» **Request**
Only the lines from the start of the data through the line containing "import * as" should be written out, exactly as they are, with both ends included and the pictures left out.

» **Data shown**
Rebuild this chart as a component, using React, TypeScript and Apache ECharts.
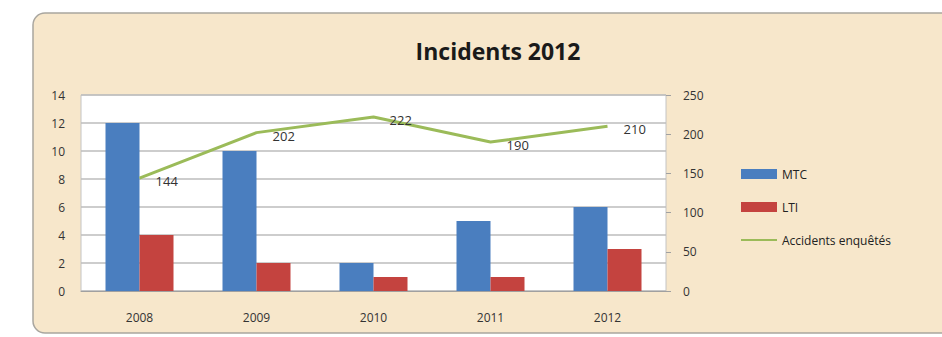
import React, { useEffect, useRef } from "react";
import * as echarts from "echarts";

const categories = ["2008", "2009", "2010", "2011", "2012"];
const mtc = [12, 10, 2, 5, 6];
const lti = [4, 2, 1, 1, 3];
const accidents = [144, 202, 222, 190, 210];

export default function App() {
  const ref = useRef<HTMLDivElement>(null);
  useEffect(() => {
    document.body.style.margin = "0";
    const chart = echarts.init(ref.current!, null, { renderer: "svg" });
    const font = "'Open Sans', 'Liberation Sans', sans-serif";
    chart.setOption({
      animation: false,
      backgroundColor: "#ffffff",
      textStyle: { fontFamily: font },
      graphic: [
        {
          type: "rect",
          z: -10,
          shape: { x: 33, y: 13, width: 1000, height: 320, r: 12 },
          style: { fill: "#f7e7cb", stroke: "#a9a69f", lineWidth: 1.5 },
        },
      ],
      title: {
        text: "Incidents 2012",
        left: 493,
        textAlign: "center",
        top: 34,
        textStyle: { fontSize: 23, fontWeight: "bold", color: "#1a1a1a", fontFamily: font },
      },
      legend: {
        orient: "vertical",
        left: 735,
        top: 163,
        itemGap: 21,
        itemWidth: 36,
        itemHeight: 10,
        textStyle: { fontSize: 12, color: "#222", fontFamily: font },
        data: [
          { name: "MTC", icon: "rect" },
          { name: "LTI", icon: "rect" },
          {
            name: "Accidents enquêtés",
            itemStyle: { opacity: 0 },
            lineStyle: { width: 2, color: "#9bbb59" },
          },
        ],
      },
      grid: {
        left: 81,
        right: 942 - 666,
        top: 95,
        bottom: 337 - 291,
        show: true,
        backgroundColor: "#ffffff",
        borderColor: "#c4c4c4",
        borderWidth: 1,
      },
      xAxis: {
        type: "category",
        data: categories,
        axisLine: { show: true, lineStyle: { color: "#a0a0a0" } },
        axisTick: { show: false },
        axisLabel: { margin: 20, fontSize: 12, color: "#333" },
      },
      yAxis: [
        {
          type: "value",
          min: 0,
          max: 14,
          interval: 2,
          axisLine: { show: false },
          axisTick: { show: false },
          axisLabel: { margin: 16, fontSize: 12, color: "#333" },
          splitLine: { lineStyle: { color: "#bcbcbc", width: 1.5 } },
        },
        {
          type: "value",
          min: 0,
          max: 250,
          interval: 50,
          position: "right",
          axisLine: { show: false },
          axisTick: { show: true, length: 5, lineStyle: { color: "#a0a0a0" } },
          axisLabel: { margin: 17, fontSize: 12, color: "#333" },
          splitLine: { show: false },
        },
      ],
      series: [
        {
          name: "MTC",
          type: "bar",
          data: mtc,
          barWidth: 34,
          barGap: "0%",
          itemStyle: { color: "#4a7ebf" },
        },
        {
          name: "LTI",
          type: "bar",
          data: lti,
          barWidth: 34,
          barGap: "0%",
          itemStyle: { color: "#c4433f" },
        },
        {
          name: "Accidents enquêtés",
          type: "line",
          yAxisIndex: 1,
          data: accidents,
          symbol: "circle",
          showSymbol: true,
          symbolSize: 0.1,
          lineStyle: { color: "#9bbb59", width: 3 },
          itemStyle: { color: "#9bbb59" },
          label: {
            show: true,
            position: "right",
            distance: 16,
            offset: [0, 3],
            fontSize: 13,
            color: "#333",
          },
        },
      ],
    });
    return () => chart.dispose();
  }, []);
  return <div ref={ref} style={{ width: 942, height: 337 }} />;
}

» **Solved exercise**
Rebuild this chart as a component, using React, TypeScript and Apache ECharts.
import React, { useEffect, useRef } from "react";
import * as echarts from "echarts";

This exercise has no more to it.